- "The body is a great intelligence, a multiplicity with one sense, a war and a peace, a herd and a herdsman." The moustachioed German.
When I was young my body did exactly what I planned. Running, jumping, climbing, fighting. I play-fought with my Dad and he landed on top of me, my left arm in searing pain. It wouldn't desist and he took me to hospital, my bone being fractured. My first experience that the body could be damaged. The first of many.
A couple of years later I fractured the other, at the collar-bone, leaping from my Grandmother's 'coal-bunker', with my own TV-action show copied role, which was of course highly unproffessional. Again the same constant, persistant pain. Again a sling, x-rays, hospital; scarey places. The smell almost overbearing, the demeanour of the people who analysed me, like that of a scientist, with a dead fly on a slide.
Later my Body changed. I was one of the last. My cock was not particularly impressive; indeed, I lagged behind. My muscles, my height, my running ability were all within the lower quartile. My attempt to pass footballs gave great amusement to my classmates and greater embarrasment to myself. "Rugby" with Mr. Chapman (who coached Brian Robson, something he would remind us of at each assembly), only vaguely represented this sport. In reality it was a free-for-all of pubescent male violence. Shin kicks, knee grazes, testicle blows, nose punches; I learnt a whole new world of pain the Body could be subjected to, if so required by sadistic middle-aged P.E. teachers.

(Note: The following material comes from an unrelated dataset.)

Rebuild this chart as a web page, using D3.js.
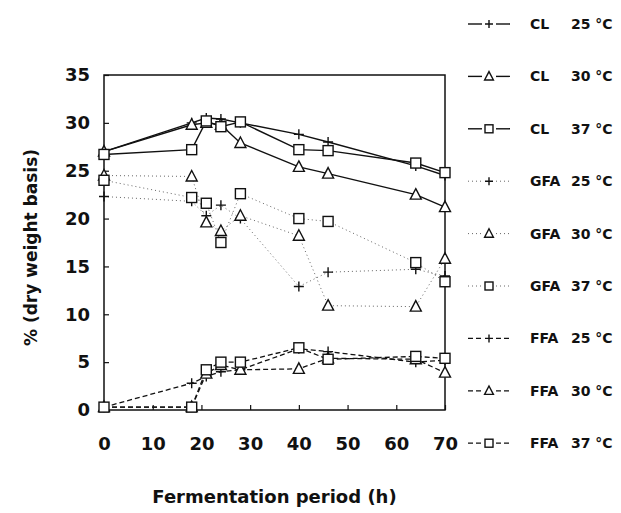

Later I learnt the changes that could be brought about by drugs. Perceptual. Changes in confidence, reduction of anxiety, but also increased heart rate, vomiting, diarrhea, hang-overs. There is no escape from the Body, despite the temporary feeling that this may be possible under that state.
Early on I realised I will die. An ambivalent dualism developed. A narcissistic love of bodily pleasure, and an anxious realisation that this will end. A hatred even, that expresses itself, and to which I seem not to be able to control. My right hand bears the brunt of damage. Chipped knuckles, broken metacarples, fractured phalanges. From driving it into the face of others, walls, windows, public telephones, anonymous motor vehicles, policemen and policewomen (I believe in Equality).
Around the age of 21 I stopped taking speed in combination with alcohol. I couple of times I felt like I was dying, standing over the sink, longing to vomit, but being unable to do so. Watching that movie with Steve Martin, the only serious one he ever did, where he gets shot, and also The King of New York in combination with these come-down sessions, probably didn't help.
My Self remains the same. It does as it has always. It seeks to bring things to itself; to seek aggrandisement. But the Body is slower. It is hardly perceptibale at first. Perhaps artound the early twenties; the drinking sessions can no longer be indulged in without a long recovery period. Now, more than 5 pints and I'm squirting rusty water all the next day. Later, the changes become more noticeable. Climbing the stairs too quickly I might fall whereas earlier I wouldn't. My lower back may feel pains where before it didn't. If I do fall, the biting pain seems to take longer to go away. My Body is already beginning to fail me.
I am 28 years old. For the past 7 years I have been dying. Up until that point I was growing, developing, my muscles becoming larger, my hair thicker. Now I am decaying. Each time my DNA copies itself onto a new cell it allows free-radicals into my cells. The barriers to prevent this have weakened, and now each time a cell is replicated it is slightly worse than the last one. Age is genetically pre-programmed. I have been designed to die. Techinically, I should have reproduced by now, and my Body, which is nothing other than a vessel for transmitting a series of genetic codes, no longer serves a useful purpose.
Indeed, one would find it impossible to devise a crueller phenomenon; an existence that becomes progressively more difficult and then ends in pain, with each trial bringing more decay to the body (adulthood, children), and each potential escape (intoxiacation, danger, sex), simply speeding up the process. How can one love such a creation?
"Our own physical body possesses a wisdom which we who inhabit the body lack." A clean-shaven German.